On August 22, 2017, the United States Court of Appeals for the District of Columbia Circuit issued a ruling that may change the way that the Federal Energy Regulatory Commission (FERC) examines the impacts of greenhouse gas emissions when permitting natural gas pipelines. In Sierra Club v. FERC, a split panel of the D.C. Circuit vacated and remanded FERC’s orders certificating the Southeast Market Pipelines Project, which is comprised of three natural gas pipeline projects in Alabama, Florida and Georgia—including the Sabal Trail pipeline—because it found that FERC’s environmental impact statement for the project failed to adequately consider the greenhouse gas emissions from power plants that will be served by the project.

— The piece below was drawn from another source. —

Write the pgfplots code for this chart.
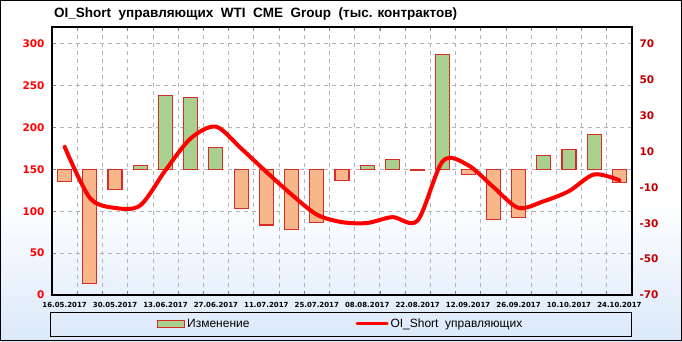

The court rejected a number of other challenges to FERC’s orders certificating the project, but it held that FERC should either have given a “quantitative estimate of the downstream greenhouse gas emissions that will result from burning the natural gas that the pipelines will transport or explained more specifically why it could not have done so.” The court found that greenhouse gas emissions from the power plants supplied by the pipeline were a foreseeable indirect effect of authorizing the pipeline and therefore required more discussion and consideration than FERC provided. The court distinguished prior D.C. Circuit decisions in which the court had held that FERC need not consider “downstream” greenhouse gas emissions resulting from LNG exports in approving LNG export terminals. It concluded that those decisions rested upon FERC’s lack of legal authority to prevent the adverse environmental effects of natural gas exports.
The dissenting judge argued that FERC should not be held responsible for studying the effects of emissions from power plants whose construction or expansion is subject to the exclusive jurisdiction of the state siting authority.
The impacts of this decision are potentially numerous: portions of the pipeline project are already in service, but this order vacates the approval necessary for the pipelines to continue operation. There are also many more pipeline projects currently pending FERC review, and while it is unclear whether this decision will prompt FERC to require those pending projects that have completed environmental review to amend or augment their environmental showing, this decision will likely impact the scope of the environmental reviews that will be conducted, adding time and additional potential hurdles to the permitting process. However, while the decision requires FERC to estimate and assess the impacts of downstream greenhouse gas emissions, it does not dictate that FERC take any specific action with respect to these impacts.